Potential Tropical Cyclone Nine Viewed By GPM

Potential Tropical Cyclone Nine Viewed By GPM

On Thursday August 17, 2017 at 1100 AM AST (1500 UTC) the National Hurricane Center (NHC) called a stormy area of low pressure east of the Antilles "Potential Tropical Cyclone Nine". The GPM core observatory satellite flew above this area of disturbed weather earlier at 6:58 AM AST (1058 UTC). GPM's Microwave Imager (GMI) and Dual-Frequency Precipitation Radar (DPR) data were used to examine the coverage and intensity of rainfall around the potential tropical cyclone.

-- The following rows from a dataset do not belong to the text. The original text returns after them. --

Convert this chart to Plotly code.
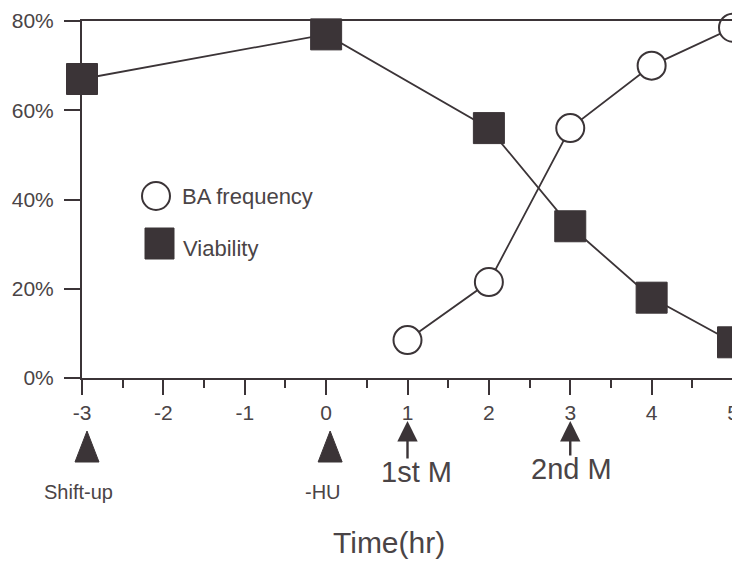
import plotly.graph_objects as go

# Data
time_via = [-3, 0, 2, 3, 4, 5]
viability = [67, 77, 56, 34, 18, 8]
time_ba = [1, 2, 3, 4, 5]
ba_freq = [8.5, 21.5, 56, 70, 78.5]

x_ticks = [-3, -2, -1, 0, 1, 2, 3, 4, 5]
x_labels = ["-3", "-2", "-1", "0", "1", "2", "3", "4", "5"]
y_ticks = [0, 20, 40, 60, 80]
y_labels = ["0%", "20%", "40%", "60%", "80%"]

INK = "#3b3437"
TXT = "#4a4446"
FONT = "Liberation Sans, Arial, sans-serif"

OFF = 8  # page body margin
W, H = 740 - OFF, 561 - OFF
L, T = 82 - OFF, 21 - OFF
PR, PB = 733 - OFF, 378 - OFF
R, B = W - PR, H - PB
PW, PH = PR - L, PB - T


def px(sx):
    return (sx - OFF - L) / PW


def py(sy):
    return (PB - (sy - OFF)) / PH


def dx(xv):
    return (xv - (-3)) / 8


fig = go.Figure()
fig.add_trace(go.Scatter(
    x=time_via, y=viability, mode="lines+markers", name="Viability",
    line=dict(color=INK, width=1.8),
    marker=dict(symbol="square", size=31, color=INK, line=dict(color=INK, width=1)),
    cliponaxis=False, showlegend=False))
fig.add_trace(go.Scatter(
    x=time_ba, y=ba_freq, mode="lines+markers", name="BA frequency",
    line=dict(color=INK, width=1.8),
    marker=dict(symbol="circle", size=28, color="white", line=dict(color=INK, width=2)),
    cliponaxis=False, showlegend=False))


def tri(xv, shift):
    xc = dx(xv) + shift / PW
    hw = 12 / PW
    return dict(type="path", xref="paper", yref="paper",
                path=f"M {xc - hw} {py(462)} L {xc + hw} {py(462)} L {xc} {py(431)} Z",
                fillcolor=INK, line=dict(color=INK, width=1))


shapes = [
    # legend symbols
    dict(type="circle", xref="paper", yref="paper",
         x0=px(142), x1=px(170), y0=py(210), y1=py(182),
         line=dict(color=INK, width=2), fillcolor="white"),
    dict(type="rect", xref="paper", yref="paper",
         x0=px(145), x1=px(174), y0=py(259), y1=py(228),
         line=dict(color=INK, width=1), fillcolor=INK),
    tri(-3, 5), tri(0, 4),
]


def txt(x, y, s, size, xanchor="center", xref="paper", xshift=0):
    return dict(x=x, y=y, xref=xref, yref="paper", text=s, showarrow=False,
                xanchor=xanchor, yanchor="middle", xshift=xshift,
                font=dict(size=size, color=TXT, family=FONT))


annotations = [
    txt(px(180), py(196), "BA frequency", 22, xanchor="left"),
    txt(px(181), py(248), "Viability", 22, xanchor="left"),
    txt(-3, py(492), "Shift-up", 20, xref="x", xshift=-4),
    txt(0, py(492), "-HU", 20, xref="x", xshift=-3),
    txt(1, py(472), "1st M", 29, xref="x", xshift=9),
    txt(3, py(469), "2nd M", 29, xref="x", xshift=1),
    txt(px(389), py(542), "Time(hr)", 30),
    # arrows
    dict(x=1, y=py(421), xref="x", yref="paper", text="", showarrow=True,
         ax=0, ay=39, arrowhead=2, arrowsize=1.7, arrowwidth=2.4, arrowcolor=INK),
    dict(x=3, y=py(421), xref="x", yref="paper", text="", showarrow=True,
         ax=0, ay=36, arrowhead=2, arrowsize=1.7, arrowwidth=2.4, arrowcolor=INK),
]

fig.update_layout(
    width=W, height=H,
    margin=dict(l=L, r=R, t=T, b=B, autoexpand=False),
    paper_bgcolor="white", plot_bgcolor="white",
    shapes=shapes, annotations=annotations,
    font=dict(family=FONT, color=TXT),
)
fig.update_xaxes(
    range=[-3, 5], tickvals=x_ticks, ticktext=x_labels, showgrid=False, zeroline=False,
    showline=True, linecolor=INK, linewidth=2, mirror=True, automargin=False,
    ticks="outside", ticklen=15, tickwidth=2, tickcolor=INK,
    tickfont=dict(size=21, color=TXT, family=FONT),
    minor=dict(dtick=0.5, tick0=-3, ticks="outside", ticklen=8, tickwidth=2,
               tickcolor=INK, showgrid=False),
)
fig.update_yaxes(
    range=[0, 80], tickvals=y_ticks, ticktext=y_labels, showgrid=False,
    zeroline=False, showline=True, linecolor=INK, linewidth=2, mirror=True,
    automargin=False, ticklabelstandoff=6,
    ticks="outside", ticklen=16, tickwidth=2, tickcolor=INK,
    tickfont=dict(size=21, color=TXT, family=FONT),
)

fig.write_html("out.html")
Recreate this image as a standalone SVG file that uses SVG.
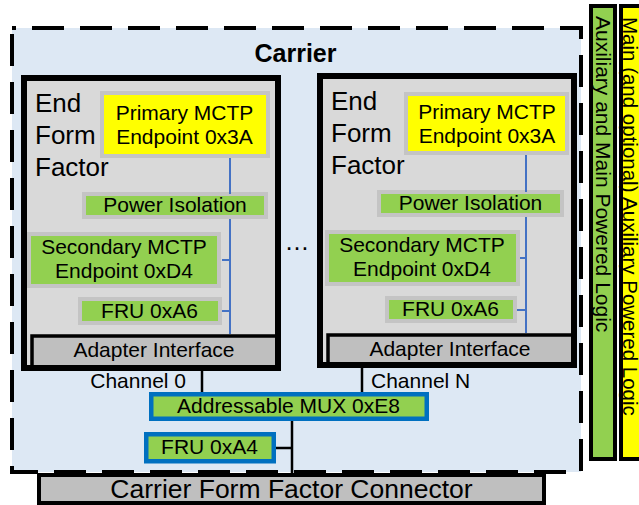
<svg xmlns="http://www.w3.org/2000/svg" width="639" height="505" viewBox="0 0 639 505">
<style>
text{font-family:"Liberation Sans",Arial,sans-serif;fill:#000}
.t21{font-size:21px}
.t26{font-size:26px}
.c{text-anchor:middle}
.eff{fill:#d9d9d9}
.effb{fill:none;stroke:#000;stroke-width:6}
.gbox{fill:#92d050;stroke:#c4c4c4;stroke-width:4}
.ybox{fill:#ffff00;stroke:#c4c4c4;stroke-width:4}
.adp{fill:#bfbfbf;stroke:#000;stroke-width:3.5}
.bbox{fill:#92d050;stroke:#0070c0;stroke-width:4.5}
.bl{stroke:#4472c4;stroke-width:2;fill:none}
.k{stroke:#000;stroke-width:2.5;fill:none}
</style>
<g id="carrier">
<rect x="12" y="28" width="569" height="444" fill="#dde8f4" stroke="#000" stroke-width="4" stroke-dasharray="32 16" stroke-dashoffset="28"/>
<text x="295.5" y="62" class="c" style="font-size:25px;font-weight:bold">Carrier</text>
</g>
<g id="eff-left">
<rect x="24" y="78" width="254" height="290" class="eff"/>
<g id="primary-left"><rect x="102" y="93" width="166" height="63" class="ybox"/>
<text x="184.5" y="120" class="t21 c">Primary MCTP</text><text x="184.5" y="144" class="t21 c">Endpoint 0x3A</text></g>
<g id="power-left"><rect x="84" y="194" width="182" height="23" class="gbox"/>
<text x="175" y="212" class="t21 c">Power Isolation</text></g>
<g id="secondary-left"><rect x="29" y="234" width="190" height="52" class="gbox"/>
<text x="124" y="254" class="t21 c">Secondary MCTP</text><text x="124" y="278" class="t21 c">Endpoint 0xD4</text></g>
<g id="fru-a6-left"><rect x="80" y="299" width="140" height="24" class="gbox"/>
<text x="149.5" y="318" class="t21 c">FRU 0xA6</text></g>
<g id="adapter-left"><rect x="32" y="336" width="245" height="32" class="adp"/>
<text x="154" y="357" class="t21 c">Adapter Interface</text></g>
<text x="35" y="112" class="t26">End</text><text x="35" y="144" class="t26">Form</text><text x="35" y="176" class="t26">Factor</text>
<rect x="24" y="78" width="254" height="290" class="effb"/>
</g>
<g id="eff-right">
<rect x="320" y="76" width="254" height="289" class="eff"/>
<g id="primary-right"><rect x="406" y="94" width="161" height="59" class="ybox"/>
<text x="487" y="119" class="t21 c">Primary MCTP</text><text x="487" y="143" class="t21 c">Endpoint 0x3A</text></g>
<g id="power-right"><rect x="379" y="192" width="183" height="23" class="gbox"/>
<text x="470.5" y="210" class="t21 c">Power Isolation</text></g>
<g id="secondary-right"><rect x="327" y="232" width="191" height="52" class="gbox"/>
<text x="422" y="252" class="t21 c">Secondary MCTP</text><text x="422" y="276" class="t21 c">Endpoint 0xD4</text></g>
<g id="fru-a6-right"><rect x="387" y="298" width="128" height="23" class="gbox"/>
<text x="450.5" y="316" class="t21 c">FRU 0xA6</text></g>
<g id="adapter-right"><rect x="328" y="335" width="245" height="31" class="adp"/>
<text x="450" y="356" class="t21 c">Adapter Interface</text></g>
<text x="331" y="110" class="t26">End</text><text x="331" y="142" class="t26">Form</text><text x="331" y="174" class="t26">Factor</text>
<rect x="320" y="76" width="254" height="289" class="effb"/>
</g>
<g id="ellipsis"><text x="297" y="250" class="c" style="font-size:25px">…</text></g>
<g id="connectors">
<path class="bl" d="M230 158V194M230 219V334M222 260H230M222 311H230"/>
<path class="bl" d="M526 155V192M526 217V333M520 258H526M517 310H526"/>
<path class="k" d="M202 369V392M362 366V392M292 421V473M276 448H292"/>
</g>
<g id="mux"><rect x="151.25" y="394.25" width="275.5" height="24.5" class="bbox"/>
<text x="288.5" y="413" class="t21 c">Addressable MUX 0xE8</text></g>
<g id="fru-a4"><rect x="146.25" y="434.25" width="127.5" height="27" class="bbox"/>
<text x="209.5" y="454" class="t21 c">FRU 0xA4</text></g>
<g id="labels">
<text x="186" y="388" class="t21" text-anchor="end">Channel 0</text>
<text x="371" y="388" class="t21">Channel N</text>
</g>
<g id="connector"><rect x="39" y="475" width="505" height="28" fill="#bfbfbf" stroke="#000" stroke-width="4"/>
<text x="291.5" y="498" class="c" style="font-size:26.5px">Carrier Form Factor Connector</text></g>
<g id="aux-main"><rect x="591" y="6" width="24" height="453" fill="#92d050" stroke="#000" stroke-width="4"/>
<text transform="translate(596,16) rotate(90)" class="t21">Auxiliary and Main Powered Logic</text></g>
<g id="main-aux"><rect x="621" y="6" width="24" height="453" fill="#ffff00" stroke="#000" stroke-width="4"/>
<text transform="translate(623,17) rotate(90)" style="font-size:20.5px">Main (and optional) Auxiliary Powered Logic</text></g>
</svg>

The center of the heaviest rainfall was located in GPM's GMI swath. Rain in that area was found by GMI to be falling at a rate of over 1.6 inches (41.7 mm) per hour. GPM's DPR scanned scattered precipitation east of the area of the most concentrated showers. DPR found rain coming down there at a rate of almost 1.8 inches (45 mm) per hour.

Potential Tropical Cyclone Nine Viewed By GPM

A 3-D slice by GPM's radar (DPR Ku Band) through the scattered storms to the east of the most intense storms showed that a few storm tops were reaching heights above 6.82 miles (11 km).